Una fotografía de Alfonso. La multitud congregada en La Puerta del Sol festeja la llegada del nuevo año. La República es el presente. La guerra civil… un lejano fantasma
En el reverso de esta copia fotográfica puede leerse, de puño y letra de Alfonso, junto al sello de su estudio y a su firma autógrafa: “¡¡Salud 1.933!! Imponente aspecto en la Puerta del Sol, al sonar las 12 en el reloj de Gobernación, con que se despedía al viejo año”.
No me sorprende nada el saludo republicano. Nuestra IIª República, proclamada el 14 de abril del año anterior, parecía reforzada después de haber abortado la intentona golpista del pasado mes de agosto, promovida por el general Sanjurjo, a la sazón director general de Carabineros, que, amén de la detención de los implicados y de algunos que no lo estaban, acarreó también la suspensión de 128 diarios y el anuncio de que se estudiaba la incautación de los periódicos El Debate y ABC.
En el juicio contra Sanjurjo, que sucedió a aquel episodio, se le condenó a muerte. El general se negó a pedir clemencia y la opinión pública se dividió entre los que abogaban por aplicarle la sentencia y los que solicitaban su conmutación. Finalmente, el jefe del gobierno, don Manuel Azaña, se inclinó por la segunda opción, sin imaginar, lo que no resta un ápice a la grandeza de su decisión, que sólo cuatro años después el militar participaría en una nueva sublevación que daría lugar a la terrible guerra civil española.
En este 31 de diciembre de 1932, las gentes que se apretaban en la Puerta del Sol para celebrar la llegada de un nuevo año, alguno de ellos alzando el puño, parecían deseosas de dejar atrás las tensiones que se habían vivido durante los doce meses precedentes, y que habían empezado a desatarse con los sucesos de Castilblanco: un pueblo alzado contra la guardia civil, lo que había dado lugar al asesinato de cuatro números de ese cuerpo, y al que el periódico Mundo Obrero, órgano del Partido Comunista, se refirió con el titular de “Las masas han tomado la ofensiva”.
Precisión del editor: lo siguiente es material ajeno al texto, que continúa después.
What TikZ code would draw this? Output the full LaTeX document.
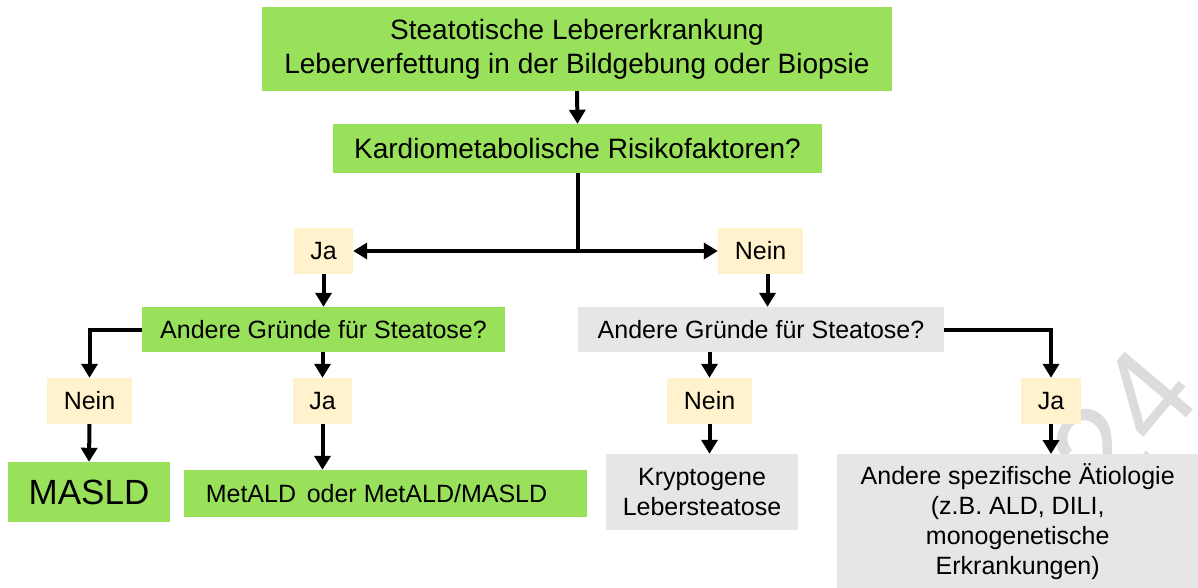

Un poco más tarde, se viviría la deportación de 104 izquierdistas, Durruti y su compañero Ascaso entre ellos. Pero, sobre todo, lo que más había agitado y dividido al país fueron tres cuestiones. Por un lado, el enfrentamiento con la Iglesia, fruto del intento del gobierno republicano por hacer de España un estado laico, con episodios como la disolución de la compañía de Jesús, la orden de retirar los crucifijos de las escuelas (dada por el Director General de Primera Enseñanza, el socialista Rodolfo Llopis), la secularización de los cementerios, y el estudio para sustituir al profesorado religioso por maestros laicos (hay algún artículo de César González Ruano, al respecto). Por otro, las tensiones con Cataluña, a cuenta de la aprobación o no de un Estatuto que algunos consideraban anticonstitucional, lo que propició discusiones en las que se les echaban las culpas de todo ese rancio malestar a los Reyes Católicos y a su unidad nacional, un estatuto que finalmente el Jefe de Estado sancionaría en San Sebastián. Y por último, como no, la pelea por una reforma agraria eternamente aplazada en un país que se veía en aquellos instantes azotado por el paro (ese mismo 31 de diciembre, una Comisión de las Directivas o de Sociedades Obreras y de la administración de la casa del Pueblo de Madrid se había entrevistado con Azaña para pedirle, entre otras cosas, el subsidio a los parados forzosos como una forma de contribuir a paliar los efectos de la crisis económica).
Por unos segundos, sin embargo, y mientras caía la bola del reloj de Gobernación, la multitud que ocupaba la Puerta del Sol hizo sonar aquellos grandes panderos y las trompetillas, a veces improvisadas con periódicos doblados, para aferrarse a la idea de que 1933 vendría, tal vez, cargado de venturas y exento de zozobras.